Texas A&M coach Rob Childress allowed Hicks to transfer away after his first season with a full release, which means that the player can go play with any team. That meant Hicks was looking to attend his third school in two years.
"When I got there (Texas A&M) I was going through a whirlwind of things," Hicks said. "I arrived on campus a week and a half after they started classes. It was my first time going to college classes and I wasn't used to it."
Tiger outfielder Ryan Lollis went to high school with Hicks and suggested he should go to Missouri because it's a fun program with relaxed coaches. That's what Hicks wanted, compared to the strict Texas A&M program.
"Those weren't my type of coaches and I'm not their type of player but no hard feelings there,"Hicks said. "My high school buddy Ryan Lollis told me nothing but good things about this program and after talking to (pitching coach) Tony Vitello he backed up with what Ryan told me that it's a fun program."

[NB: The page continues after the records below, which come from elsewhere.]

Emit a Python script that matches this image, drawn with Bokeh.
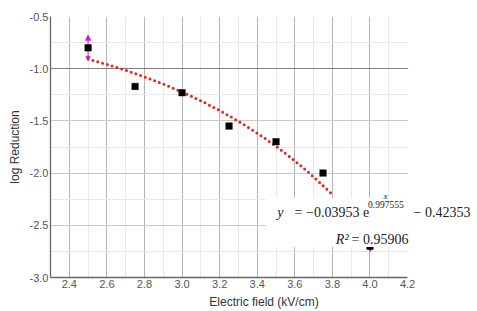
from bokeh.plotting import figure
from bokeh.models import (FixedTicker, PrintfTickFormatter, Label, BoxAnnotation,
                          Whisker, ColumnDataSource, NormalHead, Grid)
from bokeh.embed import file_html
from bokeh.resources import INLINE
import numpy as np

# ---- data ----
field = [2.5, 2.75, 3.0, 3.25, 3.5, 3.75, 4.0]
log_red = [-0.80, -1.17, -1.23, -1.55, -1.70, -2.00, -2.70]
err = [0.12, 0.0, 0.0, 0.0, 0.0, 0.0, 0.05]

# trendline shown on the chart: y = a * exp(x / tau) + c
fit_a = -0.03953
fit_tau = 0.997555
fit_c = -0.42353
fit_x_start = 2.5
fit_x_end = 3.8

x_ticks = [2.4, 2.6, 2.8, 3.0, 3.2, 3.4, 3.6, 3.8, 4.0, 4.2]
y_ticks = [-3.0, -2.5, -2.0, -1.5, -1.0, -0.5]
x_grid_major = [2.4, 2.6, 2.8, 3.0, 3.2, 3.4, 3.6, 3.8, 4.0]
x_grid_minor = [2.5, 2.7, 2.9, 3.1, 3.3, 3.5, 3.7, 3.9, 4.1]
y_grid_minor = [-2.75, -2.25, -1.75, -1.25, -0.75]
y_strong = [-1.0]

x_lo, x_hi = 2.3, 4.2
y_lo, y_hi = -3.0, -0.5

eq_main = "=  \u22120.03953 e"
eq_exp = "0.997555"
eq_tail = "\u2212 0.42353"
r2_text = "= 0.95906"

MAG = "#cc22cc"
TICK = "#555555"
FONT = "Liberation Sans"
SERIF = "Liberation Serif"

# frame extends past 4.2 to make room for the equation; axis is bounded
p = figure(width=477, height=311, x_range=(x_lo, 4.572), y_range=(y_lo, y_hi),
           output_backend="svg", toolbar_location=None,
           min_border_left=50, min_border_right=0, min_border_top=16, min_border_bottom=33)
p.outline_line_color = None
p.background_fill_color = "white"

# axes
p.xaxis.ticker = FixedTicker(ticks=x_ticks)
p.yaxis.ticker = FixedTicker(ticks=y_ticks)
p.xaxis.bounds = (x_lo, x_hi)
for ax in (p.xaxis, p.yaxis):
    ax.formatter = PrintfTickFormatter(format="%.1f")
    ax.major_label_text_font = FONT
    ax.major_label_text_font_size = "11px"
    ax.major_label_text_color = TICK
    ax.axis_line_color = "#666666"
    ax.axis_line_width = 1.3
    ax.major_tick_line_color = None
    ax.minor_tick_line_color = None
    ax.major_tick_out = 0
    ax.major_tick_in = 0
    ax.minor_tick_out = 0
    ax.minor_tick_in = 0
    ax.major_label_standoff = 2
    ax.axis_label_text_font = FONT
    ax.axis_label_text_font_style = "normal"
    ax.axis_label_text_font_size = "12px"
    ax.axis_label_text_color = "#333333"
p.yaxis.axis_label = "log Reduction"
p.yaxis.axis_label_standoff = 5
p.xaxis.axis_label = "Electric field (kV/cm)"
p.xaxis.axis_label_standoff = 4

# grids
p.xgrid.ticker = FixedTicker(ticks=x_grid_major, minor_ticks=x_grid_minor)
p.ygrid.ticker = FixedTicker(ticks=y_ticks, minor_ticks=y_grid_minor)
p.xgrid.grid_line_color = "#b4b4b4"
p.xgrid.minor_grid_line_color = "#e9e9e9"
p.ygrid.grid_line_color = "#c8c8c8"
p.ygrid.minor_grid_line_color = "#e9e9e9"
p.add_layout(Grid(dimension=1, ticker=FixedTicker(ticks=y_strong),
                  grid_line_color="#808080", grid_line_width=1))
# blank out grid beyond the plotted x range
p.add_layout(BoxAnnotation(left=x_hi + 0.003, fill_color="white", fill_alpha=1.0,
                           line_color=None, level="underlay"))

# trendline
fx = np.linspace(fit_x_start, fit_x_end, 200)
fy = fit_a * np.exp(fx / fit_tau) + fit_c
p.line(fx, fy, line_color="#e3261c", line_width=3, line_dash="0 5", line_cap="round")

# error bars
idx = [i for i, e in enumerate(err) if e > 0]
wsrc = ColumnDataSource(data=dict(
    x=[field[i] for i in idx],
    upper=[log_red[i] + err[i] for i in idx],
    lower=[log_red[i] - err[i] for i in idx]))
p.add_layout(Whisker(base="x", upper="upper", lower="lower", source=wsrc,
                     line_color=MAG, line_width=1,
                     upper_head=NormalHead(size=5, fill_color=MAG, line_color=MAG),
                     lower_head=NormalHead(size=4, fill_color=MAG, line_color=MAG)))

# data points
p.scatter(field, log_red, marker="square", size=6.5, fill_color="black",
          line_color="black", line_width=0.5)

# white box behind the equation
p.add_layout(BoxAnnotation(left=3.444, top=-2.235, bottom=-2.707,
                           fill_color="white", fill_alpha=1.0, line_color=None,
                           level="annotation"))

def lab(x, y, text, size="14px", align="left", style="normal", font=SERIF, color="#222222"):
    p.add_layout(Label(x=x, y=y, text=text, text_align=align, text_baseline="middle",
                       text_font=font, text_font_size=size, text_font_style=style,
                       text_color=color))

lab(3.540, -2.380, "y", align="right", style="italic")
lab(4.014, -2.380, eq_main, align="right")
lab(3.990, -2.300, eq_exp, size="9.5px")
lab(4.083, -2.222, "x", size="9px", align="center", style="italic")
lab(4.232, -2.380, eq_tail)
lab(3.886, -2.637, "R\u00b2", align="right", style="italic")
lab(3.902, -2.637, r2_text)

open("out.html", "w").write(file_html(p, INLINE))
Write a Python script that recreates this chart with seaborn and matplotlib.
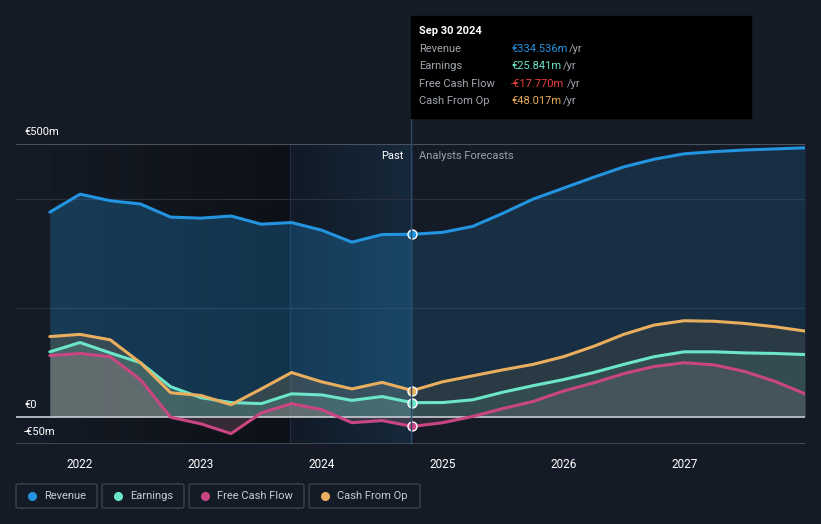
import numpy as np
import pandas as pd
import seaborn as sns
import matplotlib.pyplot as plt
from matplotlib.colors import LinearSegmentedColormap
from matplotlib.patches import Rectangle, FancyBboxPatch

# quarterly history (Sep 2021 - Sep 2024) and analyst forecasts, in € millions
past_t = [2021.75, 2022.0, 2022.25, 2022.5, 2022.75, 2023.0, 2023.25, 2023.5,
          2023.75, 2024.0, 2024.25, 2024.5, 2024.75]
past_revenue = [375, 408, 396, 390, 366, 364, 368, 353, 356, 342, 320, 334, 334.5]
past_earnings = [119, 136, 117, 99, 55, 35, 26, 24, 42, 40, 30, 37, 25.8]
past_fcf = [112, 116, 110, 68, -1, -13, -31, 7, 24, 13, -11, -7, -17.8]
past_cfo = [147, 151, 141, 99, 44, 39, 22, 51, 81, 64, 51, 63, 48.0]

fc_t = [2024.75, 2025.0, 2025.25, 2025.5, 2025.75, 2026.0, 2026.25, 2026.5,
        2026.75, 2027.0, 2027.25, 2027.5, 2027.75, 2028.0]
fc_revenue = [334.5, 338, 349, 373, 399, 419, 439, 458, 472, 482, 486, 489, 491, 493]
fc_earnings = [25.8, 26, 31, 45, 57, 68, 81, 96, 110, 119, 119, 117, 116, 114]
fc_fcf = [-17.8, -11, 0.5, 15, 28, 47, 62, 79, 92, 99, 95, 83, 65, 42]
fc_cfo = [48.0, 64, 75, 86, 96, 110, 129, 151, 168, 176, 175, 171, 165, 157]

series = ["Revenue", "Earnings", "Free Cash Flow", "Cash From Op"]
colors = {"Revenue": "#2394df", "Earnings": "#6ce5c9",
          "Free Cash Flow": "#c94683", "Cash From Op": "#e9ae5e"}
tip_values = ["€334.536m", "€25.841m", "-€17.770m", "€48.017m"]
tip_colors = ["#2394df", "#6ce5c9", "#f0413f", "#e9ae5e"]
years = [2022, 2023, 2024, 2025, 2026, 2027]

rows = []
for name, p, f in zip(series, [past_revenue, past_earnings, past_fcf, past_cfo],
                      [fc_revenue, fc_earnings, fc_fcf, fc_cfo]):
    for t, v in zip(past_t, p):
        rows.append({"t": t, "value": v, "series": name, "part": "past"})
    for t, v in zip(fc_t[1:], f[1:]):
        rows.append({"t": t, "value": v, "series": name, "part": "fc"})
df = pd.DataFrame(rows)

bg = "#151b26"
sns.set_theme(style="dark", rc={"axes.facecolor": bg, "figure.facecolor": bg})
plt.rcParams["font.family"] = ["Roboto", "DejaVu Sans"]

fig = plt.figure(figsize=(8.21, 5.24), dpi=100)
W, H = 821, 524
ax = fig.add_axes([16 / W, 1 - 444 / H, (805 - 16) / W, (444 - 144) / H])
ax.set_facecolor(bg)
ax.set_xlim(2021.47, 2028.0)
ax.set_ylim(-50, 500)

# past shading: dark gradient then highlighted last year
grad = np.linspace(0, 1, 200).reshape(1, -1)
ax.imshow(grad, extent=[2021.75, 2023.74, -50, 500], aspect="auto",
          cmap=LinearSegmentedColormap.from_list("d", ["#141a24", "#0d1117"]), zorder=0)
ax.imshow(grad, extent=[2023.74, 2024.75, -50, 500], aspect="auto",
          cmap=LinearSegmentedColormap.from_list("b", ["#111a26", "#16293c"]), zorder=0)
ax.axvline(2023.74, color="#1c2e42", lw=0.8, zorder=1)

for y in [200, 400]:
    ax.axhline(y, color="#2a313d", lw=0.8, zorder=1)
ax.axhline(500, color="#4a515c", lw=0.8, zorder=1)
ax.axhline(-50, color="#4a515c", lw=1.2, zorder=1)

fill_alpha = {"Revenue": 0.27, "Earnings": 0.18, "Free Cash Flow": 0.22, "Cash From Op": 0.16}
for name in series:
    for part, a in [("past", 1.0), ("fc", 0.6)]:
        d = df[(df.series == name) & ((df.part == part) | (df.t == 2024.75))].sort_values("t")
        c = colors[name]
        if name == "Free Cash Flow":
            c = "#c08098"
        ax.fill_between(d.t, d.value, 0, color=c, alpha=fill_alpha[name] * a, lw=0, zorder=2)

sns.lineplot(data=df.sort_values("t"), x="t", y="value", hue="series", palette=colors,
             hue_order=series, lw=2.2, legend=False, ax=ax, zorder=4, estimator=None,
             sort=True)
ax.axhline(0, color="#c8ccd2", lw=1.2, zorder=3)

for name, v in zip(series, [past_revenue[-1], past_earnings[-1], past_fcf[-1], past_cfo[-1]]):
    ax.scatter([2024.75], [v], s=42, color=colors[name], edgecolor="white", lw=1.0, zorder=6)

ax.set_xticks(years)
ax.set_xticklabels([str(y) for y in years], color="white", fontsize=8.5)
ax.tick_params(axis="x", length=4, color="#4a515c", pad=6)
ax.set_yticks([])
ax.set_xlabel("")
ax.set_ylabel("")
for s in ax.spines.values():
    s.set_visible(False)

# value labels on the left
fig.text(24 / W, 1 - 132 / H, "€500m", color="white", fontsize=8, va="center")
fig.text(24 / W, 1 - 405 / H, "€0", color="white", fontsize=8, va="center")
fig.text(24 / W, 1 - 432 / H, "-€50m", color="white", fontsize=8, va="center")
fig.text(403 / W, 1 - 156 / H, "Past", color="white", fontsize=8, ha="right", va="center")
fig.text(419 / W, 1 - 156 / H, "Analysts Forecasts", color="#9aa0a8", fontsize=8, va="center")

# tooltip
fig.add_artist(plt.Line2D([411 / W, 411 / W], [1 - 444 / H, 1 - 118 / H], color="#2c4a66", lw=1))
fig.patches.append(Rectangle((411 / W, 1 - 118 / H), 340 / W, 102 / H,
                             transform=fig.transFigure, color="black", zorder=5))
fig.text(419 / W, 1 - 31 / H, "Sep 30 2024", color="white", fontsize=8, fontweight="bold",
         va="center", zorder=6)
labels_y = [49, 66, 84, 101]
yr_x = [569, 563, 567, 563]
for i, (lab, val, vc) in enumerate(zip(series, tip_values, tip_colors)):
    y = labels_y[i]
    fig.add_artist(plt.Line2D([419 / W, 743 / W], [1 - (y - 9) / H] * 2, color="#3a3f47", lw=0.8))
    fig.text(419 / W, 1 - y / H, lab, color="#a0a5ad", fontsize=8, va="center", zorder=6)
    fig.text(511 / W, 1 - y / H, val, color=vc, fontsize=8, va="center", zorder=6)
    fig.text(yr_x[i] / W, 1 - y / H, "/yr", color="#a0a5ad", fontsize=8, va="center", zorder=6)
fig.add_artist(plt.Line2D([419 / W, 743 / W], [1 - 110 / H] * 2, color="#3a3f47", lw=0.8))

# legend boxes
boxes = [(16, 97), (102, 184), (189, 304), (309, 420)]
for (x0, x1), name in zip(boxes, series):
    fig.patches.append(FancyBboxPatch((x0 / W, 1 - 508 / H), (x1 - x0) / W, 24 / H,
                                      boxstyle="round,pad=0,rounding_size=0.003",
                                      transform=fig.transFigure, facecolor=bg,
                                      edgecolor="#3d434d", lw=1))
    fig.add_artist(plt.Line2D([(x0 + 16) / W], [1 - 496 / H], marker="o", ms=5.5,
                              color=colors[name], lw=0))
    fig.text((x0 + 28) / W, 1 - 496 / H, name, color="#c8ccd2", fontsize=8, va="center")

fig.savefig("out.png", dpi=100, facecolor=bg)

Hicks is only 5-foot-9 and weighs only 175 pounds, but Hicks has made the most of his small stature. Hicks is fourth all-time in saves for Missouri with 14 in his career. He had three saves this season before changing roles to be apart of the pitcher-by-committee approach.
Hicks uses his off-speed pitches a lot more than most pitchers would. He has a curve ball that buckled a couple of Red Raider batters Saturday striking out six. Hicks says that when he's locating his breaking pitches around the knees, it's going to be a good day. That's what he did against Texas Tech along with locating his fastball well. Hicks also takes pride in his command and rarely walks batters.
"I'm more of a command guy," Hicks said. "I throw strikes and don't walk people."